Stay open to other perspectives: An interview with Matt Stafford

by Megan Frame, Membership Coordinator

Welcome to another installment of our featured member interviews where we introduce you to our members—individuals who work to advance ethical research on a daily basis. Please read on to learn more about their professional experiences, how membership helps connect them to a larger community, and what goes on behind-the-scenes in their lives!

Today we’d like to introduce you to Matt Stafford, manager, Clinical Investigations at Boston Children’s Hospital in Boston, MA. 

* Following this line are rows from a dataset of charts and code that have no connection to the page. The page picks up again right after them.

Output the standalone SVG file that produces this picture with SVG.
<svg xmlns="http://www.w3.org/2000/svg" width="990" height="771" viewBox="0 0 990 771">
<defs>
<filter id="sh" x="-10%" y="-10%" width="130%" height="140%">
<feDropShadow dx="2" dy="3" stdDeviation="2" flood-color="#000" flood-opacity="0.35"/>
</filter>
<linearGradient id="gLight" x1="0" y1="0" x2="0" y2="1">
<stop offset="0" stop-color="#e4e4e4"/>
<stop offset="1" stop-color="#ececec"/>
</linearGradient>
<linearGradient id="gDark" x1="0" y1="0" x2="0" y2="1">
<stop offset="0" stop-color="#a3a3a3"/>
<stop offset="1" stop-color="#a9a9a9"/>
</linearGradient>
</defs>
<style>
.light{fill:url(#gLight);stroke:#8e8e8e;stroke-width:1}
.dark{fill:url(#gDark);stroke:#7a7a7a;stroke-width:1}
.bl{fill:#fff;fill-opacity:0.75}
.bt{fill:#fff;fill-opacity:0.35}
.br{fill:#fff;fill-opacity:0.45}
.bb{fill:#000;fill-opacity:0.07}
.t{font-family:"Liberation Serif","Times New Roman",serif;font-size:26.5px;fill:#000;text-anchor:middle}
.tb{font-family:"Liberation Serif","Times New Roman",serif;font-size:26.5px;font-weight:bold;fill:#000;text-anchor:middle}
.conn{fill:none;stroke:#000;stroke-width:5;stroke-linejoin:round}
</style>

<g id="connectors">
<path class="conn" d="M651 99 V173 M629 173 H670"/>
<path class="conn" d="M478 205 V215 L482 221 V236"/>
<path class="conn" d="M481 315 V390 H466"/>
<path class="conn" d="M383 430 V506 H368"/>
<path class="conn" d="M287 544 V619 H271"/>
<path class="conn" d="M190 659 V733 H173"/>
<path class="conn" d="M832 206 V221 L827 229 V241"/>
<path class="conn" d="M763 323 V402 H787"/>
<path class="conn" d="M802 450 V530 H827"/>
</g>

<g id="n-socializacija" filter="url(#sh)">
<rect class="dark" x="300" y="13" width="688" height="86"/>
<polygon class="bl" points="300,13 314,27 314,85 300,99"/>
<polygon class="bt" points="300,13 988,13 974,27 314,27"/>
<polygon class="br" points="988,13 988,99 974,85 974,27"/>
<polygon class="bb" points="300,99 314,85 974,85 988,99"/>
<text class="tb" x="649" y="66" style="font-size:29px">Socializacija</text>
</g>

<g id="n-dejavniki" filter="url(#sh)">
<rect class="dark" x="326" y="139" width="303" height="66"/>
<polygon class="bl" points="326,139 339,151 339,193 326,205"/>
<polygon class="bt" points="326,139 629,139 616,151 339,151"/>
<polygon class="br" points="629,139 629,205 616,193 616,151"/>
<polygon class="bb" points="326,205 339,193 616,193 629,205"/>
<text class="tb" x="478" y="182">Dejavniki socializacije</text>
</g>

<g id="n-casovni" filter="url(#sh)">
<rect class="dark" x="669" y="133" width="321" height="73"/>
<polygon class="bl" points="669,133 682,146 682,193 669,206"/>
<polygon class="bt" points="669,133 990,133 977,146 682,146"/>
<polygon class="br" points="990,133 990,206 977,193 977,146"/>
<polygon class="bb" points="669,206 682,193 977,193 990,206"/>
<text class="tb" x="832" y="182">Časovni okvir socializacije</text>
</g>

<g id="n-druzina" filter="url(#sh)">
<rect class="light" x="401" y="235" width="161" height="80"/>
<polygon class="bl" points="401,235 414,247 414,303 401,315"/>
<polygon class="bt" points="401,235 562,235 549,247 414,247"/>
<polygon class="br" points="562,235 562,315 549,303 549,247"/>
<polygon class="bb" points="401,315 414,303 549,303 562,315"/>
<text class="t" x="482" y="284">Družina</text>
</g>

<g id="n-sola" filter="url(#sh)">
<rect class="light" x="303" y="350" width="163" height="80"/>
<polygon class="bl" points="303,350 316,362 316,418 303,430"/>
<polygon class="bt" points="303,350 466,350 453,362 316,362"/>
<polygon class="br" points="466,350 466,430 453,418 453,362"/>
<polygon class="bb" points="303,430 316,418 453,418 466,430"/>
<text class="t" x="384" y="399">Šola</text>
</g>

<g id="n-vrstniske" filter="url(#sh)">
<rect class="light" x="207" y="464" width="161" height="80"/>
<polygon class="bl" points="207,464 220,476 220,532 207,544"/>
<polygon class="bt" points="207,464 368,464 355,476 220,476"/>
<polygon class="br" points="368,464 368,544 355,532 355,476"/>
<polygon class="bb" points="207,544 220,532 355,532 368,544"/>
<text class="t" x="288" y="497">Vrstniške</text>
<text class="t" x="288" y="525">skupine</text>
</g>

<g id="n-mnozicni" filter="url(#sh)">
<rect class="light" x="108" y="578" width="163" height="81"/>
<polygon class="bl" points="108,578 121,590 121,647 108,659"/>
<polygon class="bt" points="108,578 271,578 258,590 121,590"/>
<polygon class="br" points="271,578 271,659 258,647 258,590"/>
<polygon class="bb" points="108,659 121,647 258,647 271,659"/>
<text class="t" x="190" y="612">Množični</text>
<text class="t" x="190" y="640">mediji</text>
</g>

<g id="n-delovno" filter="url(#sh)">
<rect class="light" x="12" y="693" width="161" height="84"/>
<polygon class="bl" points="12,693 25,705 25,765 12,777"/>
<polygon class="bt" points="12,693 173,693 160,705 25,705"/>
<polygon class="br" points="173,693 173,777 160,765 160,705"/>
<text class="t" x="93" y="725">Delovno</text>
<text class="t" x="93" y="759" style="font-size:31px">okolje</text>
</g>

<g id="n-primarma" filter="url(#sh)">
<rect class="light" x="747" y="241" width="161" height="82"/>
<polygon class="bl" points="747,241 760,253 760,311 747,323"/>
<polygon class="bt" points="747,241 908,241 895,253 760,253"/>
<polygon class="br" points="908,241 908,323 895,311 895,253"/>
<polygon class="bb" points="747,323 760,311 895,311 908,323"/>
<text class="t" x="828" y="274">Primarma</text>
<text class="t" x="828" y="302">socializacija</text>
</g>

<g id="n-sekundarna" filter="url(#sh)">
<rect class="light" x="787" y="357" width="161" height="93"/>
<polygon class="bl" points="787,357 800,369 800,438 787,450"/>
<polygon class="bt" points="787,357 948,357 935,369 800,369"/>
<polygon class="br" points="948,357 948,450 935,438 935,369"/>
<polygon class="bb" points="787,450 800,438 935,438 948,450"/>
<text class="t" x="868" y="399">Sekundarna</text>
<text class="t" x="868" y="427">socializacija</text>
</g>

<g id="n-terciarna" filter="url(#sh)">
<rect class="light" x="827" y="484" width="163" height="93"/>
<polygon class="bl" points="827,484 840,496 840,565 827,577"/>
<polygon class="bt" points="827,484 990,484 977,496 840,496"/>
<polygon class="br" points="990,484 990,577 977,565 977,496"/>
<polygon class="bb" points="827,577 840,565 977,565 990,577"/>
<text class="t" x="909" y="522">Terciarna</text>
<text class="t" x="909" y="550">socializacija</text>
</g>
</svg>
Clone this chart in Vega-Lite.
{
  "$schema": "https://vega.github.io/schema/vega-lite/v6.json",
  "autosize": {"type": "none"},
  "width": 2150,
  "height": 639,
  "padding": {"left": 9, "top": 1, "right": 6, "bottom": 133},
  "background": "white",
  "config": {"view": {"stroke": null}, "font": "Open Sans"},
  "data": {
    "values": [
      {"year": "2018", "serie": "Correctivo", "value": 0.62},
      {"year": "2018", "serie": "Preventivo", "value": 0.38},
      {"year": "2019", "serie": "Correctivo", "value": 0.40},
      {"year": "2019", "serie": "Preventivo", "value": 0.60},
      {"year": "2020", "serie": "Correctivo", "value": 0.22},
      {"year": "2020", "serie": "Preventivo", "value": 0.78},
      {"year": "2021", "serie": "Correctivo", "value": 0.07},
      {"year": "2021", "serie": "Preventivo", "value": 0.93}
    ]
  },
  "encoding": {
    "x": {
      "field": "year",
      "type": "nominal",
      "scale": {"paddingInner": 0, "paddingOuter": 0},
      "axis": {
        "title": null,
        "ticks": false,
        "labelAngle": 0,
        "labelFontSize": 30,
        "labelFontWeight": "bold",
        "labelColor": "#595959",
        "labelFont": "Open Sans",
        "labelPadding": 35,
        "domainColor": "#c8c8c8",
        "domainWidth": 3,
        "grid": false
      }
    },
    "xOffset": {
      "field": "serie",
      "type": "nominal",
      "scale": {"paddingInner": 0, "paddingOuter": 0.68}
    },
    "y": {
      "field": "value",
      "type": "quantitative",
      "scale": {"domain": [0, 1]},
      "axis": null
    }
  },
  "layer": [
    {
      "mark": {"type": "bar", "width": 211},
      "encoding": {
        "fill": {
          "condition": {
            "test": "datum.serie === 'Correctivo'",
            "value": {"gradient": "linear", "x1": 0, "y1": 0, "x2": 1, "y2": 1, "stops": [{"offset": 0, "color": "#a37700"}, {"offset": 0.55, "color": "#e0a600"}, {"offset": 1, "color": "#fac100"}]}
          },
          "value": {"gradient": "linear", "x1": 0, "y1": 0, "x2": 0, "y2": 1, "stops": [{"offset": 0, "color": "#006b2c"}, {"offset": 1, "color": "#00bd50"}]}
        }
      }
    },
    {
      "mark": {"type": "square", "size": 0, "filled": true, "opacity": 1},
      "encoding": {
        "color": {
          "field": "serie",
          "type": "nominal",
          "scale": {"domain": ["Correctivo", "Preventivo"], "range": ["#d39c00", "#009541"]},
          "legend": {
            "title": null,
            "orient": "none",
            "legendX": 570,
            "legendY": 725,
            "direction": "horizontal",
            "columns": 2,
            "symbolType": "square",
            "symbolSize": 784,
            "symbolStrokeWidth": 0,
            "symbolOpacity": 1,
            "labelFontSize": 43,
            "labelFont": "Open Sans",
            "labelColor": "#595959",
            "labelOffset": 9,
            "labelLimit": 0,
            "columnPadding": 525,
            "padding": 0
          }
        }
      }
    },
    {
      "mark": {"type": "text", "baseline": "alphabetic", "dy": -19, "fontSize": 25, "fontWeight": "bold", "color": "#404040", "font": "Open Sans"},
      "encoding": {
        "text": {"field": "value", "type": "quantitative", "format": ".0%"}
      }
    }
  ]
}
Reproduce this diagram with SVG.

Megan Frame (MF): What skills are particularly helpful in a job like yours?
Matt Stafford (MS): I am perhaps biased because I waited tables for a few years and put myself through college by bartending, but I think experience in food service or some form of customer service is a great asset to the research ethics field. We essentially serve in a compliance function and are frequently in the position of telling people what they have to do. For many, the phrase “institutional review board (IRB)” is synonymous with “roadblock” or “delay.” But, if you achieve a reputation for customer service and collaboration, rather than one for hard-fisted governance and red tape, then the institution is in a better position compliance-wise. If you can make the experience more pleasant by providing prompt, courteous, and helpful service to investigators, they are more likely to approach you early and often, rather than after they have a problem.

MF: Have you attended  any PRIM&R events or talks that that have significantly impacted your approach to your work? If so, what were they and how did they influence you?
MS: Rebecca Skloot’s talk at the 2010 Advancing Ethical Research (AER) Conference was amazing. I can’t stop thinking about the problem of science and health literacy in our country. It’s an issue that researchers have to face every day and something I think our profession has a duty to address. Imagine how different our world would be if there was universal understanding (or at least consensus and competency among leaders) of basic scientific truths about how our bodies work, how disease happens, and what forces affect our environment and our health.

MF: How has membership in PRIM&R’s community of research ethics professionals helped you to advance your career? 
MS: I remember my first Advancing Ethical Research (AER) Conference. There was a small group of us neophytes and we clung together that weekend and compared notes. I think we were all a little shy about mingling with veterans and still a little overwhelmed by our new careers. The conference was a real eye-opener. I realized both that I had so much more to learn, but also that I was not alone—there was a network of people just like me out there who were collaboratively tackling the problems we face in the IRB world. I learned so much that weekend and continue to get a lot out of each conference I attend.

MF: What advice have you found most helpful in your career?
MS: Keeping an open mind (and open ears) is key. The regulations afford a great deal of flexibility and it’s important to understand them well enough to apply them differently to varied situations. I have had a lot of great mentors in my short career, and each of them has taught me the importance of staying open to other perspectives. I struggle most with the listening part. It has always been difficult for me to listen, as I am an impatient person who likes to talk. But you get more mileage out of listening. If you don’t listen, people stop talking to you and you lose sense of what is happening. How can you be effective without knowing what’s going on?

MF: What is one thing you wish “the man on the street” knew about your work?
MS: I think it’s unfortunate that the average person, even one who may have participated in research, has no idea that IRBs exist or even a remote understanding about what we do. It takes about five minutes to explain what I do for a living to an educated person. I think we as a profession should work to make people more aware of research and the protections in place for those who participate. Knowledge is power in this case. Those who know and understand the protections are better poised to weigh the risks and benefits of participation, which makes them more likely to regard the IRB as a resource for information (as well as a place where they can share their grievances). The system of protections would function better with a well-informed public. Increased awareness might also better engage the public in the research enterprise.
I think the average PRIM&R member believes that science is important and that we contribute to progress through our work, so educating “the man on the street” is something we should work toward.

Thank you for being part of the membership community and sharing your story, Matt. We look forward to seeing you at the 2013 AER Conference in Boston this November!